Bacana, né? Você derrota seu inimigo e aproveita gostosamente enquanto o observa se arrastando na lama. Bacana para quem observa, claro, porque quem se arrasta na lama tende a não achar nada legal essa situação.
O que nos traz ao objetivo de Putin com sua estratégia de desintegração da “democracia americana”, no dizer de Nance. Putin sabe que os EUA não permitirão outro pensamento, outro modo de vida se espalhar pelo mundo enquanto tiverem poder para impor sua vontade. Qual a solução? Diminuir o poder dos EUA no cenário global, não se esquecendo, claro, que ao diminuir esse poder, “zero” é um número bacana para se ter como meta.
Infelizmente todo esse arrazoado passa ao largo do livro de Nance, e está muito mais longe ainda da cabeça dos americanos em geral. Para eles, independentemente dos resultados negativos das ações do país para os países em que eles agem e buscam “libertar”, está tudo certo. O México foi espoliado para permitir a expansão dos EUA? Tudo bem. A América Latina foi impedida de tomar suas próprias decisões, de cometer seus próprios erros? Sem problemas. Países islâmicos são tratados como aliados apenas enquanto economicamente viável para a “matriz”? Opa, como não? Impor um banho de sangue no Vietnã e depois deixar os cacos para que o próprio país catar? Tá na mão! Ignorar o banho de sangue no Timor porque era do interesse da aliada Indonésia? Sim, claro que sim. E por aí vai.

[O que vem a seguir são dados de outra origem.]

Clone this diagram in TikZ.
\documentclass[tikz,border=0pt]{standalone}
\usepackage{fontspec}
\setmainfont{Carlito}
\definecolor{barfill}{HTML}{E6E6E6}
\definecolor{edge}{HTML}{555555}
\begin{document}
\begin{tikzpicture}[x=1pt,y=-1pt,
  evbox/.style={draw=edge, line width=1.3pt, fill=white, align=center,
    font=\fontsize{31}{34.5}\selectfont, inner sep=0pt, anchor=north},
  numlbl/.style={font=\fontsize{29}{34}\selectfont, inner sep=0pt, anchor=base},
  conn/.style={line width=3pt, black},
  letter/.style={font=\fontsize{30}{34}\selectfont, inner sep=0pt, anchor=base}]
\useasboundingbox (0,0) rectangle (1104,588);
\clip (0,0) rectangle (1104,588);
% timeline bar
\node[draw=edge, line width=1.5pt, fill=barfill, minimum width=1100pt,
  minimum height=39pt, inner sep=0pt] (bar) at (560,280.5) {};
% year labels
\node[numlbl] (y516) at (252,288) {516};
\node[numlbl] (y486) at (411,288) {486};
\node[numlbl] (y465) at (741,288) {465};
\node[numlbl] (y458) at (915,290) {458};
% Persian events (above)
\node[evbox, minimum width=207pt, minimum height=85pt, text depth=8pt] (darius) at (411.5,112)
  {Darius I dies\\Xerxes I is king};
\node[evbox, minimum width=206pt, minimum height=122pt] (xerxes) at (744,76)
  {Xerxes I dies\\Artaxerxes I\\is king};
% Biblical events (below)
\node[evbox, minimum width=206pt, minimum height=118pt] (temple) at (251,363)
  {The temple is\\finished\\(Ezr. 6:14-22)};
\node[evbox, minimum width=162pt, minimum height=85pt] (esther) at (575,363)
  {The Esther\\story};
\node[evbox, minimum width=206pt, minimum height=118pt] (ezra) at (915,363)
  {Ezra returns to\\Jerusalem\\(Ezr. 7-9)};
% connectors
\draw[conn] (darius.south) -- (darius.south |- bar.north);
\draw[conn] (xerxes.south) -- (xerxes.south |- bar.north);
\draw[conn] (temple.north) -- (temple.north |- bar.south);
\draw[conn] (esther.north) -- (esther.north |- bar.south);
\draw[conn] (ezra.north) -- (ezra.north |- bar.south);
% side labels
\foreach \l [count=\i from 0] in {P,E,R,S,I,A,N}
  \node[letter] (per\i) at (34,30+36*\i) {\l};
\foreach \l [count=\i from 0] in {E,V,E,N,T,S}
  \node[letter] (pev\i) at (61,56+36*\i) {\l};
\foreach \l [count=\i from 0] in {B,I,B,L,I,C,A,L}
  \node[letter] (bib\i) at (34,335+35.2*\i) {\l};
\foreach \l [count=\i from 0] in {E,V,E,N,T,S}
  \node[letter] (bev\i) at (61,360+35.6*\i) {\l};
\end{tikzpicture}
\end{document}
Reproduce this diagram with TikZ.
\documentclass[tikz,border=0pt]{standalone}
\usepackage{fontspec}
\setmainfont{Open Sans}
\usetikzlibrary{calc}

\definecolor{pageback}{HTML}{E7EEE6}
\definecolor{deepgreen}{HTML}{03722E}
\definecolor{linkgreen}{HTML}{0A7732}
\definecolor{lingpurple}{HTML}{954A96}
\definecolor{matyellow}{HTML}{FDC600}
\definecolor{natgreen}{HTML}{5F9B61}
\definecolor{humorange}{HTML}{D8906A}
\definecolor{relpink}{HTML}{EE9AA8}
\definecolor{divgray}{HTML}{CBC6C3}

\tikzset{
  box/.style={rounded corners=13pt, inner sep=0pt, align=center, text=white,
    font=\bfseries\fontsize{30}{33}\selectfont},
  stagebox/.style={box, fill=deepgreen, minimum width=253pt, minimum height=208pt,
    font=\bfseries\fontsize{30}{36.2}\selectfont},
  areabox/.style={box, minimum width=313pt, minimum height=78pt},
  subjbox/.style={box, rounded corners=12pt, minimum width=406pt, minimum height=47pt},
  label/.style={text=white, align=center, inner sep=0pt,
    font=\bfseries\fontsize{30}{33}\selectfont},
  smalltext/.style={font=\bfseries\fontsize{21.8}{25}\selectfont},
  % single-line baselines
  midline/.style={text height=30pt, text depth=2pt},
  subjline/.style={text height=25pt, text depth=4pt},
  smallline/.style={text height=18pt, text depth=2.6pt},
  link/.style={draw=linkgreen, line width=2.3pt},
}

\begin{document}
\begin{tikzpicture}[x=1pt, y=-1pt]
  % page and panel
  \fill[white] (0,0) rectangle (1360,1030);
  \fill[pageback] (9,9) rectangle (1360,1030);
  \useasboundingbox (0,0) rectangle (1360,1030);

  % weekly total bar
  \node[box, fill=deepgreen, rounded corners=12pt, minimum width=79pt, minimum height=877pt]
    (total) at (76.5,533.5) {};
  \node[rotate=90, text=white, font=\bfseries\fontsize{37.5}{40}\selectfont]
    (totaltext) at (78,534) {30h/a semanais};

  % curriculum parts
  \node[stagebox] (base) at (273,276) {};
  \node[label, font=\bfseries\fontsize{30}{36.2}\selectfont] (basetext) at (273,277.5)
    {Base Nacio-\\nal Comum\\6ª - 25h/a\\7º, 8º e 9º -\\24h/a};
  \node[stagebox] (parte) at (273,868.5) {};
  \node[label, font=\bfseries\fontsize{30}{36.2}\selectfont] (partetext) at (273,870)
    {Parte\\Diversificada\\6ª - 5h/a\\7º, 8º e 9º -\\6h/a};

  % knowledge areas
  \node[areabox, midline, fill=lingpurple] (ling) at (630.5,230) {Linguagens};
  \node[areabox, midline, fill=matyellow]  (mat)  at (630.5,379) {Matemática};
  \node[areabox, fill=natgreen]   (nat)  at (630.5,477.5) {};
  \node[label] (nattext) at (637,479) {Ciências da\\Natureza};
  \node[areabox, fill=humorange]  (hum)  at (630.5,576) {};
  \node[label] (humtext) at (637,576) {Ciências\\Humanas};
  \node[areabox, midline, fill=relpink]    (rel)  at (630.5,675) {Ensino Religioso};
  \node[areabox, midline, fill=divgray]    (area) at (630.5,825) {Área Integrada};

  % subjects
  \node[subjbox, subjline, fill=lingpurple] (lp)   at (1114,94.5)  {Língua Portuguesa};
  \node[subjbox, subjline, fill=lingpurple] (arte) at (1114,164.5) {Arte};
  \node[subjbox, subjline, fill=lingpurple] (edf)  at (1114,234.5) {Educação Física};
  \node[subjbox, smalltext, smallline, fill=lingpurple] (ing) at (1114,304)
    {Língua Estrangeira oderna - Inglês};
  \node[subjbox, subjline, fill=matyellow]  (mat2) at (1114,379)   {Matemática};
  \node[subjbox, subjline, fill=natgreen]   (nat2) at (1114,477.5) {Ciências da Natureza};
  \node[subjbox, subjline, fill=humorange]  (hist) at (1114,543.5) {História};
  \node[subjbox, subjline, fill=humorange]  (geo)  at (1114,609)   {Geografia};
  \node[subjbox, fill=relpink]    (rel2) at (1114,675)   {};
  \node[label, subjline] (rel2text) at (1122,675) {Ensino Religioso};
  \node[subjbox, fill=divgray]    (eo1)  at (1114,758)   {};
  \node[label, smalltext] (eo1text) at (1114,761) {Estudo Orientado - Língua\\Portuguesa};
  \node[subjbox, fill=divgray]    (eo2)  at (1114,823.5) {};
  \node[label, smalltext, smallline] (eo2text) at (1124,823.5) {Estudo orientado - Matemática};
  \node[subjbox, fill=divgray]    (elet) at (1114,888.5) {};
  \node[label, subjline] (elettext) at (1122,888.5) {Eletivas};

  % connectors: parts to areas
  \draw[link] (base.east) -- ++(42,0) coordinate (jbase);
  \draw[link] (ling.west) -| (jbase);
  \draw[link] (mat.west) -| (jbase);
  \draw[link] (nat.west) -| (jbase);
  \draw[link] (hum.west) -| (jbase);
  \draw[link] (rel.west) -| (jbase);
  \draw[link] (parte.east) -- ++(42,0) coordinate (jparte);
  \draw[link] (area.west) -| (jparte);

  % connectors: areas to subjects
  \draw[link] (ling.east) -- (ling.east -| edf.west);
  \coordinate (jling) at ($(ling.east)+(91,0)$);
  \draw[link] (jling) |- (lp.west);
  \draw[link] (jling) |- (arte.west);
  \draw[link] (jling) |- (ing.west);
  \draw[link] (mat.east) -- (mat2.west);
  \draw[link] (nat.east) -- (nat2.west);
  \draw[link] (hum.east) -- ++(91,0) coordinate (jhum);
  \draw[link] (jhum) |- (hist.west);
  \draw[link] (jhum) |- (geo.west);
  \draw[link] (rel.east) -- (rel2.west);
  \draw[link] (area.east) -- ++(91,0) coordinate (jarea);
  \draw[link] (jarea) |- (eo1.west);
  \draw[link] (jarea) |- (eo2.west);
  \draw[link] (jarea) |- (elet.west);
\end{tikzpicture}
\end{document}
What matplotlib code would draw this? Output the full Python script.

Em suma, em que pese Nance ter razão e contar uma história prá lá de plausível sobre o plano de Putin para destruir a hegemonia dos EUA, ele conta apenas o lado da história que pinta os EUA como guardiões da Democracia. E o fato é que a Democracia Americana é uma falácia tão absurda quanto a Pax Romana: funciona muito bem para quem está do lado de lá da cerca, porque para quem está do lado de cá, fica o equivalente do papel da vaca no bife a cavalo.
Claro, a proposta de Putin é substituir a tal Democracia Americana por um produto inferior: autocracia oligarca e corrupta que ele instaurou em seu país. Nesse ponto, Nance tem razão em denunciar o plano, uma vez que se está ruim, nada garante que não possa piorar muito. E pelo andar da carruagem, isto é, pela reação tanto da população quanto dos detentores (públicos e privados) do poder, os EUA começam a criar suas razões para apoiar Trump, e, por tabela, jogam a favor dos planos de Putin. São cegos justificando e normalizando cada barbaridade perpetrada por Trump, e é justamente essa cegueira que preocupa, uma vez que contribui para a derrocada sonhada pelo presidente russo.
Mas preocupa mesmo? Sim, preocupa. A queda de Roma permitiu que no Renascimento lançássemos as sementes do iluminismo e do nascimento de uma sociedade um “tiquinho” menos injusta. Pelo menos as minorias têm o direito de lutar por igualdade, o que anteriormente era impensável. Mas antes de chegarmos a esses pífios avanços, o que vimos foi a desintegração da sociedade, no lento processo de atravessar um lamaçal que chamado Idade Média, que nos consumiu um milênio. O caos gerado pela redução do poderio americano tende a ser equivalente.
E assim ficamos, entre a cruz (credo) da “liberdade” americana e a sanha totalitária de Putin, com Trump gostosamente colaborando para a queda de seu próprio império.
E nós no meio dessa coreografia insana.